Bag of Bones is a long book but it needs to be; there are plenty of plot threads, each with its own respective history, that are thoroughly explored before all coming together at the climax of the story. This is not a gory horror novel, as the suspense relies mainly on ghostly encounters and nightmarish secrets, but there are some starkly disturbing elements, especially that of the fate of Sara Tidwell and her kin and the ultimate fate of Mattie Devore, the latter of which took me especially by surprise. I did not expect King to kill his female lead so violently (after mercifully letting the main couple live in The Stand), but I guess I should have seen it coming. Mattie and Kyra were just so disgustingly precious that they couldn’t possibly be allowed to endure past novel’s end. I mean, where would the story be in that?

Though there were no female-to-female relationships in Bag of Bones (outside of the mother-daughter relationship), the novel is possessed and led by the actions of many interesting female characters: Mattie and Kyra, who provide the immediate action for the plot; Jo, who—though long deceased—haunts Sara Laughs and guides Mike on his spiritual journey to the truth; Sara Tidwell, whose fate began a curse culminating in the final showdown of the present, and Sara Laughs—the house who is herself like a living, breathing character. Even Max Devore’s spindly, prickly assistant, Rogette Whitmore, is a dynamic if villainous character who brings life to the novel, even if she is, at times, a bit over the top. I only wish that Mattie didn’t present as such a disposable character. Arguably the female lead, she should have presented as a stronger character, but she relied heavily on others to save her, and felt like more of a temptation and a complication for Mike than an individual. I have to admit I was a little grossed out by his fantasizing about this girl half his age, and it gets weirder when you realize that Mattie was really only a means of Mike getting what he always wanted (his own child), before being conveniently disposed of. Perhaps that last part is an oversimplification, perhaps not. The story is about the haunting of Mike Noonan, after all, everyone else is necessarily secondary to the story.

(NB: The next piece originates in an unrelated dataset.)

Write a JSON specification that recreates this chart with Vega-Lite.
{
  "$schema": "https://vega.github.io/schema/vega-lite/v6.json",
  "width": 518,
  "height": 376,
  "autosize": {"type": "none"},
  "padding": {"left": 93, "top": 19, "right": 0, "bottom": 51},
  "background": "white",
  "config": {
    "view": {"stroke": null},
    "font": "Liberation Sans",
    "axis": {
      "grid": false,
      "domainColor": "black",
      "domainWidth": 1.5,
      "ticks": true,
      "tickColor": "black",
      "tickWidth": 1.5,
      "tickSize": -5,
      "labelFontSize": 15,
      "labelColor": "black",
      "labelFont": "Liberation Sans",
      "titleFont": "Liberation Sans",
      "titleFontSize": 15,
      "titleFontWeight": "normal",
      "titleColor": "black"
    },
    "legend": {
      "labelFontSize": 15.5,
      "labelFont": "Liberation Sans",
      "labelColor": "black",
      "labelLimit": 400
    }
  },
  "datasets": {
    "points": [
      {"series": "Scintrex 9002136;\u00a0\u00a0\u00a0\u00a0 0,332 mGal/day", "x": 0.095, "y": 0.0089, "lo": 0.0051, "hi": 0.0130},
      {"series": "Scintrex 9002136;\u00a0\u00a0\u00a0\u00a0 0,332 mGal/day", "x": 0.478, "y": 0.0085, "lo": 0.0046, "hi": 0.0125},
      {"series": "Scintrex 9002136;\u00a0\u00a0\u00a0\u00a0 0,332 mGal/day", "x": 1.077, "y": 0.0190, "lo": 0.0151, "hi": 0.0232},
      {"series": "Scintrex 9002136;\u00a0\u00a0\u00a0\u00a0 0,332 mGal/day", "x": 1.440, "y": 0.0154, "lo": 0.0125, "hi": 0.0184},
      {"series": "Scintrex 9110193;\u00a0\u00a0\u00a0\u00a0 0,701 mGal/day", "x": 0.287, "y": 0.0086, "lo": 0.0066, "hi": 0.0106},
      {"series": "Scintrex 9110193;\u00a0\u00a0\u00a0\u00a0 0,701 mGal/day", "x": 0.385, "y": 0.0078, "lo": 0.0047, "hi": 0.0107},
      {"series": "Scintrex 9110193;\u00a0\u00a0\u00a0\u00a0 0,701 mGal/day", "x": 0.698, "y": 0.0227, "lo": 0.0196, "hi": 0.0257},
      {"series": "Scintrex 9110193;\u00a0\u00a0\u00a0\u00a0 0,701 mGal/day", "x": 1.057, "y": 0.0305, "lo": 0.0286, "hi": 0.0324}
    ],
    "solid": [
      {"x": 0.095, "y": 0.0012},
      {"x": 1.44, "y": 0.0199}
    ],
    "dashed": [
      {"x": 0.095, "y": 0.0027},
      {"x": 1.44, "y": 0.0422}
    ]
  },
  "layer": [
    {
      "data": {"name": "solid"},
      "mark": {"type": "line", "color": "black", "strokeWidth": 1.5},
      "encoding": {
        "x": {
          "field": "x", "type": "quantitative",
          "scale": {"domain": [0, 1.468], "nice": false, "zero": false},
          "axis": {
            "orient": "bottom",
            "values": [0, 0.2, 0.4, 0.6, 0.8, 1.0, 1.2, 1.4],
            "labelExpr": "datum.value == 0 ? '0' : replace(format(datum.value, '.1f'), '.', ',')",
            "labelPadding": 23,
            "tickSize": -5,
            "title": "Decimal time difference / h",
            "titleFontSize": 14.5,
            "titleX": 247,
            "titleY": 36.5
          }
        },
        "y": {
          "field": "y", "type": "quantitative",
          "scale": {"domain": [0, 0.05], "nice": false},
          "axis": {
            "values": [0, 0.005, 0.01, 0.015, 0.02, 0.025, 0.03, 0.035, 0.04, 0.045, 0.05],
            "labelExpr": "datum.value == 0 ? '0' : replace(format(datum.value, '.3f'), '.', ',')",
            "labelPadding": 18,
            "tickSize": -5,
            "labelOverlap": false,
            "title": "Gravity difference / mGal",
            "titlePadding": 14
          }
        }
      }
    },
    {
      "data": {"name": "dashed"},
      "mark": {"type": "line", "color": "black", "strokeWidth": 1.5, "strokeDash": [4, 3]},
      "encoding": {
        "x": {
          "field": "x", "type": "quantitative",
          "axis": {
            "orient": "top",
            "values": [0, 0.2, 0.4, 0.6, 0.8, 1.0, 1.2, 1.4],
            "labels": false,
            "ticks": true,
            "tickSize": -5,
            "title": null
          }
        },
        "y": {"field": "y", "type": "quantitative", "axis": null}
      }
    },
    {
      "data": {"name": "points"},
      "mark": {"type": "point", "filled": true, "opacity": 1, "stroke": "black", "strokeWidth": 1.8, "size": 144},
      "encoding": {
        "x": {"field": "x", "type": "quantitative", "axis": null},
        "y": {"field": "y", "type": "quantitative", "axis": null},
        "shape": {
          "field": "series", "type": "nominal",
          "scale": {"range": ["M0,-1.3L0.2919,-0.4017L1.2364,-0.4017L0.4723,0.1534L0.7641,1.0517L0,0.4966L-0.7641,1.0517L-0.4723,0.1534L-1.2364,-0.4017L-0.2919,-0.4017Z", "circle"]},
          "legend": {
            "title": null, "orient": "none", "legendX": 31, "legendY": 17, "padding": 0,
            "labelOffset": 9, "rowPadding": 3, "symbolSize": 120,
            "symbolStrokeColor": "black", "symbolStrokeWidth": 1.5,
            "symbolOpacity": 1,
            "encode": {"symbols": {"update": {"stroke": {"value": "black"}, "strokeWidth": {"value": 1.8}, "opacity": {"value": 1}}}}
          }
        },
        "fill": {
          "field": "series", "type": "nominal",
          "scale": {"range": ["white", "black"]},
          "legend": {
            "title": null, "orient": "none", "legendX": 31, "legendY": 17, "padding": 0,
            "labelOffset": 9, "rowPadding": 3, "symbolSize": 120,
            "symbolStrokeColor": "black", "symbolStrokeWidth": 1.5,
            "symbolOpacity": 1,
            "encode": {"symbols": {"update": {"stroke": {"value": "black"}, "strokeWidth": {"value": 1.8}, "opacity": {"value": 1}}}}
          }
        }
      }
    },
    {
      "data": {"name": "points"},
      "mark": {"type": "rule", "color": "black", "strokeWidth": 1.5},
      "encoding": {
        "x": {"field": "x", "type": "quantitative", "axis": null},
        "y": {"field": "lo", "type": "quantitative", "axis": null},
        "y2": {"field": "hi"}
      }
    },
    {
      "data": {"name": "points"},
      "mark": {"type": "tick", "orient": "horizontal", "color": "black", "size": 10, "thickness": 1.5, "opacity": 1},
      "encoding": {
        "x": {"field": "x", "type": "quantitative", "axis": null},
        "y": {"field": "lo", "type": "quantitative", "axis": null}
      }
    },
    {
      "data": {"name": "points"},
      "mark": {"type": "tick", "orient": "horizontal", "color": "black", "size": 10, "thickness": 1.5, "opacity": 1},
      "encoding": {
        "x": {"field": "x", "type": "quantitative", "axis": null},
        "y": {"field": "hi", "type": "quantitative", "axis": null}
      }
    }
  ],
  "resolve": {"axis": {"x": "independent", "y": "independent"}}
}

I didn’t enjoy this story as much as The Stand; even though it was somewhat shorter, I feel it dragged on at times, or took too long to get to the action, but these were minor points of contention for me. For the most part, I like slow-boiling plots and character-driven stories, as long as they are presented with a modicum of poetry and poise, and Stephen King is wonderful at demonstrating those. It mostly comes down to my genre preferences: The Stand is a post-apocalyptic story, one of my favorite genres, while Bag of Bones, a horror novel, is a genre I’m less likely to be invested in. The fact is, horror stories, to someone as pragmatic as I typically am, require much more suspension of disbelief. If Bag of Bones had culminated in a psychological and wholly realistic finale as opposed to a mystical one, I might have a different opinion altogether.

Saturday, January 31, 2015

American Gods

American Gods
by Neil Gaiman
p. 2001




American Gods is a book I’d been meaning to read for quite some time, penned by Neil Gaiman, whose specialty—I’ve gathered, now that I’m three books in—is taking old school fantasy and mythology and transplanting it into a contemporary setting. With Neverwhere, it was magic and mysticism. With Good Omens it was angels and demons and Horsemen of the Apocalypse. With American Gods, it’s the gods and myths of various cultures. In all three, there is a recurring theme of these legends struggling to fit into a world that has no place for them anymore.

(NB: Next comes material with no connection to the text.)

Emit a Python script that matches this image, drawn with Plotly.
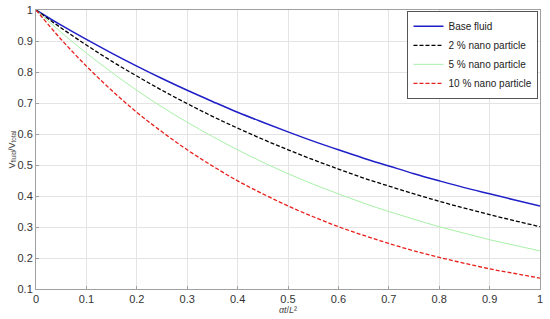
import plotly.graph_objects as go

# dimensionless time alpha*t/L^2
t = [0.0, 0.05, 0.1, 0.15, 0.2, 0.25, 0.3, 0.35, 0.4, 0.45, 0.5,
     0.55, 0.6, 0.65, 0.7, 0.75, 0.8, 0.85, 0.9, 0.95, 1.0]

base_fluid = [1.0, 0.951, 0.905, 0.861, 0.819, 0.779, 0.741, 0.705, 0.670, 0.638, 0.607,
              0.577, 0.549, 0.522, 0.497, 0.472, 0.449, 0.427, 0.407, 0.387, 0.368]
nano_2 = [1.0, 0.942, 0.887, 0.835, 0.787, 0.741, 0.698, 0.657, 0.619, 0.583, 0.549,
          0.517, 0.487, 0.458, 0.432, 0.407, 0.383, 0.361, 0.340, 0.320, 0.301]
nano_5 = [1.0, 0.928, 0.861, 0.799, 0.741, 0.687, 0.638, 0.592, 0.549, 0.509, 0.472,
          0.438, 0.407, 0.377, 0.350, 0.325, 0.301, 0.280, 0.259, 0.241, 0.223]
nano_10 = [1.0, 0.905, 0.819, 0.741, 0.670, 0.607, 0.549, 0.497, 0.449, 0.407, 0.368,
           0.333, 0.301, 0.273, 0.247, 0.223, 0.202, 0.183, 0.165, 0.150, 0.135]

fig = go.Figure()
fig.add_scatter(x=t, y=base_fluid, mode="lines", name="Base fluid",
                line=dict(color="#1f1fc8", width=1.5, shape="spline"))
fig.add_scatter(x=t, y=nano_2, mode="lines", name="2 % nano particle",
                line=dict(color="black", width=1.3, dash="4px,2px", shape="spline"))
fig.add_scatter(x=t, y=nano_5, mode="lines", name="5 % nano particle",
                line=dict(color="#a8f0a8", width=1, shape="spline"))
fig.add_scatter(x=t, y=nano_10, mode="lines", name="10 % nano particle",
                line=dict(color="#e8201c", width=1.3, dash="4px,2px", shape="spline"))

axis_style = dict(showline=True, linecolor="#a0a0a0", linewidth=1, mirror=True,
                  showgrid=True, gridcolor="#e4e4e4", gridwidth=1, zeroline=False,
                  ticks="inside", ticklen=3, tickcolor="#a0a0a0", automargin=False,
                  ticklabeloverflow="allow", tickmode="linear", dtick=0.1,
                  tickfont=dict(family="Liberation Sans, Arial", size=11, color="#333"))

fig.update_xaxes(range=[0, 1], tick0=0,
                 title=dict(text="<i>αt</i>/<i>L</i>²", font=dict(size=9, color="#444"), standoff=0),
                 **axis_style)
fig.update_yaxes(range=[0.1, 1], tick0=0.1,
                 title=dict(text="V<sub>fluid</sub>/V<sub>total</sub>", font=dict(size=9, color="#444"), standoff=0),
                 **axis_style)

fig.update_layout(
    width=550, height=319,
    margin=dict(l=36, r=10, t=10, b=30),
    plot_bgcolor="white", paper_bgcolor="white",
    font=dict(family="Liberation Sans, Arial", color="#333"),
    legend=dict(x=0.997, y=0.997, xanchor="right", yanchor="top",
                bgcolor="white", bordercolor="#555", borderwidth=1,
                font=dict(size=10, color="#222"), tracegroupgap=0,
                itemwidth=30),
    showlegend=True,
)

# drop the default page margin so the 550x319 figure fits the window exactly
fig.write_html("out.html", config={"displayModeBar": False},
               post_script="document.body.style.margin='0';document.body.style.overflow='hidden';")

American Gods is so thick and layered that it would be impossible to cover every detail in a few paragraphs. The gist of the story is that a young man named Shadow is released from jail following the death of his wife and finds himself falling in with a mysterious conman named Mr. Wednesday and his strange and quirky associates. Wednesday employs Shadow as a bodyguard and reveals himself, in time, to be the modern American reincarnation of Odin, the Norse god. In this story, the power of the gods is determined by how strongly people believe in them. Some, like Wednesday and his colleagues, are Americanized incarnations of the old gods, brought over from other continents in the old days, and their power has diminished as they get farther away from their origins. Others are new American gods, created and molded by a society whose values have moved on to other things—such as technology and drugs. Both factions are in a sort of cold war which Wednesday believes to be heating up; he has dedicated himself to rallying the troops accordingly for the coming battle, and Shadow finds himself caught in the middle of it all.

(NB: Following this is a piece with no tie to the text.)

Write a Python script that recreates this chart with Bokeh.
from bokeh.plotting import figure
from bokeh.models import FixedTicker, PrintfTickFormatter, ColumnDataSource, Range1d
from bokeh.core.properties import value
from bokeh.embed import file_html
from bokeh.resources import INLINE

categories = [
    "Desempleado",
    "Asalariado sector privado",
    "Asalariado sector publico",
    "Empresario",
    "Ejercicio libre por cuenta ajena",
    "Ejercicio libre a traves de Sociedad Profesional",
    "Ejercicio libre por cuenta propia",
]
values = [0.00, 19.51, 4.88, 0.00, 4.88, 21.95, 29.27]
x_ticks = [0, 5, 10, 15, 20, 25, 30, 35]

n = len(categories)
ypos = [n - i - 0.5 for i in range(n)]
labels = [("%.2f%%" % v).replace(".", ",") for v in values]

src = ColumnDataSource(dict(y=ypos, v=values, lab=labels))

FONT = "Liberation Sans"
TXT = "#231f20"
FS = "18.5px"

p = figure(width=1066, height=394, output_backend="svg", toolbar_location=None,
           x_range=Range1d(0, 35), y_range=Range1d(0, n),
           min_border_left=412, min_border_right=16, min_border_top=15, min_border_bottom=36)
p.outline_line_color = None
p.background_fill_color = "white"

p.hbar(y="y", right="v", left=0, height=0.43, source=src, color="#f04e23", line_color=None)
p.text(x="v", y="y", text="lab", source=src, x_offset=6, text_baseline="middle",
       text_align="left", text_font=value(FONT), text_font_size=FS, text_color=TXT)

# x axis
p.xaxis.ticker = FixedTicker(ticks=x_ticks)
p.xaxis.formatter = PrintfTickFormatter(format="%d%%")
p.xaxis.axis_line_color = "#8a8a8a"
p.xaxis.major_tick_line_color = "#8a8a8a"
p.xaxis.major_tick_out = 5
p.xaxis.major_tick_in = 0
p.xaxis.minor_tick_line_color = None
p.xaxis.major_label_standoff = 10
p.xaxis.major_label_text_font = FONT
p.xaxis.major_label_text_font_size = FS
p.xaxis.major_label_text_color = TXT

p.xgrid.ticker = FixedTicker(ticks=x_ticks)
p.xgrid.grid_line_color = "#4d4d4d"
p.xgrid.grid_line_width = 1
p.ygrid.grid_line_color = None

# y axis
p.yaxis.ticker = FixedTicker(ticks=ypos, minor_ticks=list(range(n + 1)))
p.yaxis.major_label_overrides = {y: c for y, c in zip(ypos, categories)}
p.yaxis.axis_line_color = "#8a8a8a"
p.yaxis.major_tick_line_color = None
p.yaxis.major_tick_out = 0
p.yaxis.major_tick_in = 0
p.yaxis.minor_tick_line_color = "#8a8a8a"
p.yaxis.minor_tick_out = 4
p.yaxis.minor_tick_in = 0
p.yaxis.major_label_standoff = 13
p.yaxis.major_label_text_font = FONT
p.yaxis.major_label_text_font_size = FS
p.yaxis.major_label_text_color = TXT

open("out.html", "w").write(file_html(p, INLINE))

That only begins to describe everything that is going on in this heady book. There are tons of vignettes and side stories, some depicting various gods and their histories traveling to the Americas, some about Shadow’s dead wife, resurrected with a magic trick and dedicated to protecting her husband in exchange for a return to the living, and the longest subplot: Shadow’s time hidden away by Wednesday in a small town called Lakeside, where he bonds with the locals. It seems strange that in a book about gods and goddesses and mysterious men in black and the undead that one of the most compelling parts would be Shadow’s attempts at domestication in small town USA and yet, when Shadow is inevitably outed and exiled from the modest life he has created for himself, it is somehow the most heartbreaking part of the story—even more than Wednesday’s ‘death’ just prior.


I was a little disappointed by American Gods, perhaps because the hype exceeded the depth of the material. Don’t get me wrong, I still enjoyed the story, but I also found it a little boring at times, and I think the climax of the book was a bit of a letdown. What prompted me to finally plunge into Gaiman’s book was hearing that it was soon to be developed into a miniseries for cable. Upon reading it, I can see now that that is really the only way it can be translated to screen. A movie wouldn’t begin to cover it all, not even if it were split up into a trilogy, because (as we learned with The Hobbit) there is no logical stopping point for each film. In this golden age of matured television programming, a miniseries would be best, and then only for cable, where the subject matter can be explored on American screens without the restraint of network censorship. I’ll look forward to seeing how the material plays out and may have to check out Gaiman’s other stories set in this same universe.